# PROBLEM TO SOLVE
Carry none of the pictures over; set down the material below exactly.

# STORED DATA
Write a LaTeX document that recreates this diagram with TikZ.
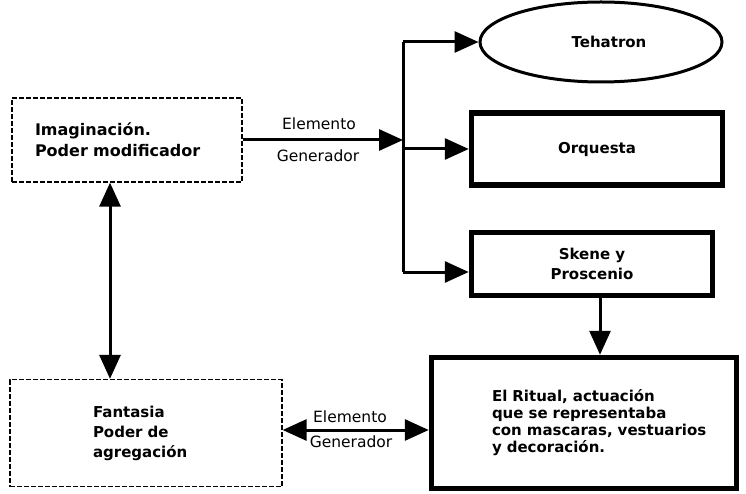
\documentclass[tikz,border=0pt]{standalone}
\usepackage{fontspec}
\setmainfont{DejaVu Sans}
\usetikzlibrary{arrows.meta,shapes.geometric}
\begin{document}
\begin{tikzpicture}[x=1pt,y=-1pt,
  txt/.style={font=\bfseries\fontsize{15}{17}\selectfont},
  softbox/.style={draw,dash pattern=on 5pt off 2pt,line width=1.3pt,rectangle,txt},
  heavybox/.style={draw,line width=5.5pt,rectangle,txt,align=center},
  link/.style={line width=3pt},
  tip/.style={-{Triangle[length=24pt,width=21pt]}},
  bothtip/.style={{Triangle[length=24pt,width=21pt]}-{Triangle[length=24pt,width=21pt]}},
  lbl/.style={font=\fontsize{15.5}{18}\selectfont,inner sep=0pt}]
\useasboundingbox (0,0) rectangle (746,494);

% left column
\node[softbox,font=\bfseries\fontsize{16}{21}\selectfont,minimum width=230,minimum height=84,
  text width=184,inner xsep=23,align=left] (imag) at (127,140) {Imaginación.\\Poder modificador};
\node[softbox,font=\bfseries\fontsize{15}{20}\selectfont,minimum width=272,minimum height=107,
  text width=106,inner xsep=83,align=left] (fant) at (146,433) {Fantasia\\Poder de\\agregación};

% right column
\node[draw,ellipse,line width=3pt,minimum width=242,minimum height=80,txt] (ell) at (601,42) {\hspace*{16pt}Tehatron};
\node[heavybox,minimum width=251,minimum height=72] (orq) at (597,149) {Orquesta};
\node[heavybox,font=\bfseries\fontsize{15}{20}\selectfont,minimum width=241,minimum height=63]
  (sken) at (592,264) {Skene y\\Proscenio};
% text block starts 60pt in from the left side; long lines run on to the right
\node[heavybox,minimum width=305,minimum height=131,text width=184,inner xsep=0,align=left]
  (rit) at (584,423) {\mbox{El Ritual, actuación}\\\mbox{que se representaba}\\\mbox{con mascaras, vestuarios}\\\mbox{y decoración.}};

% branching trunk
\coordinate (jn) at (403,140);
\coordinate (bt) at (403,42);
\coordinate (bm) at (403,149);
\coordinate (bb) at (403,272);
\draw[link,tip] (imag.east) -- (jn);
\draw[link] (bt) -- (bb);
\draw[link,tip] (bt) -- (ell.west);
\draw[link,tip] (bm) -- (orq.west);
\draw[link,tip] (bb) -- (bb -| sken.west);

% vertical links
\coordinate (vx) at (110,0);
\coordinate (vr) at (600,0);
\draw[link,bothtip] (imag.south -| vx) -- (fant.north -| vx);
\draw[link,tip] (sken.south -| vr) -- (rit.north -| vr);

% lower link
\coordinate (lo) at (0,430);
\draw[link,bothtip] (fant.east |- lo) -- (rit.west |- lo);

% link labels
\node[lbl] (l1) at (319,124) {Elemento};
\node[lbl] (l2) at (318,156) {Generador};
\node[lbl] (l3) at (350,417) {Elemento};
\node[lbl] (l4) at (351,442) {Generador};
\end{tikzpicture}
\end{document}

# CORRECT ANSWER
Write a LaTeX document that recreates this diagram with TikZ.
\documentclass[tikz,border=0pt]{standalone}
\usepackage{fontspec}
\setmainfont{DejaVu Sans}
\usetikzlibrary{arrows.meta,shapes.geometric}
\begin{document}
\begin{tikzpicture}[x=1pt,y=-1pt,
  txt/.style={font=\bfseries\fontsize{15}{17}\selectfont},
  softbox/.style={draw,dash pattern=on 5pt off 2pt,line width=1.3pt,rectangle,txt},
  heavybox/.style={draw,line width=5.5pt,rectangle,txt,align=center},
  link/.style={line width=3pt},
  tip/.style={-{Triangle[length=24pt,width=21pt]}},
  bothtip/.style={{Triangle[length=24pt,width=21pt]}-{Triangle[length=24pt,width=21pt]}},
  lbl/.style={font=\fontsize{15.5}{18}\selectfont,inner sep=0pt}]
\useasboundingbox (0,0) rectangle (746,494);

% left column
\node[softbox,font=\bfseries\fontsize{16}{21}\selectfont,minimum width=230,minimum height=84,
  text width=184,inner xsep=23,align=left] (imag) at (127,140) {Imaginación.\\Poder modificador};
\node[softbox,font=\bfseries\fontsize{15}{20}\selectfont,minimum width=272,minimum height=107,
  text width=106,inner xsep=83,align=left] (fant) at (146,433) {Fantasia\\Poder de\\agregación};

% right column
\node[draw,ellipse,line width=3pt,minimum width=242,minimum height=80,txt] (ell) at (601,42) {\hspace*{16pt}Tehatron};
\node[heavybox,minimum width=251,minimum height=72] (orq) at (597,149) {Orquesta};
\node[heavybox,font=\bfseries\fontsize{15}{20}\selectfont,minimum width=241,minimum height=63]
  (sken) at (592,264) {Skene y\\Proscenio};
% text block starts 60pt in from the left side; long lines run on to the right
\node[heavybox,minimum width=305,minimum height=131,text width=184,inner xsep=0,align=left]
  (rit) at (584,423) {\mbox{El Ritual, actuación}\\\mbox{que se representaba}\\\mbox{con mascaras, vestuarios}\\\mbox{y decoración.}};

% branching trunk
\coordinate (jn) at (403,140);
\coordinate (bt) at (403,42);
\coordinate (bm) at (403,149);
\coordinate (bb) at (403,272);
\draw[link,tip] (imag.east) -- (jn);
\draw[link] (bt) -- (bb);
\draw[link,tip] (bt) -- (ell.west);
\draw[link,tip] (bm) -- (orq.west);
\draw[link,tip] (bb) -- (bb -| sken.west);

% vertical links
\coordinate (vx) at (110,0);
\coordinate (vr) at (600,0);
\draw[link,bothtip] (imag.south -| vx) -- (fant.north -| vx);
\draw[link,tip] (sken.south -| vr) -- (rit.north -| vr);

% lower link
\coordinate (lo) at (0,430);
\draw[link,bothtip] (fant.east |- lo) -- (rit.west |- lo);

% link labels
\node[lbl] (l1) at (319,124) {Elemento};
\node[lbl] (l2) at (318,156) {Generador};
\node[lbl] (l3) at (350,417) {Elemento};
\node[lbl] (l4) at (351,442) {Generador};
\end{tikzpicture}
\end{document}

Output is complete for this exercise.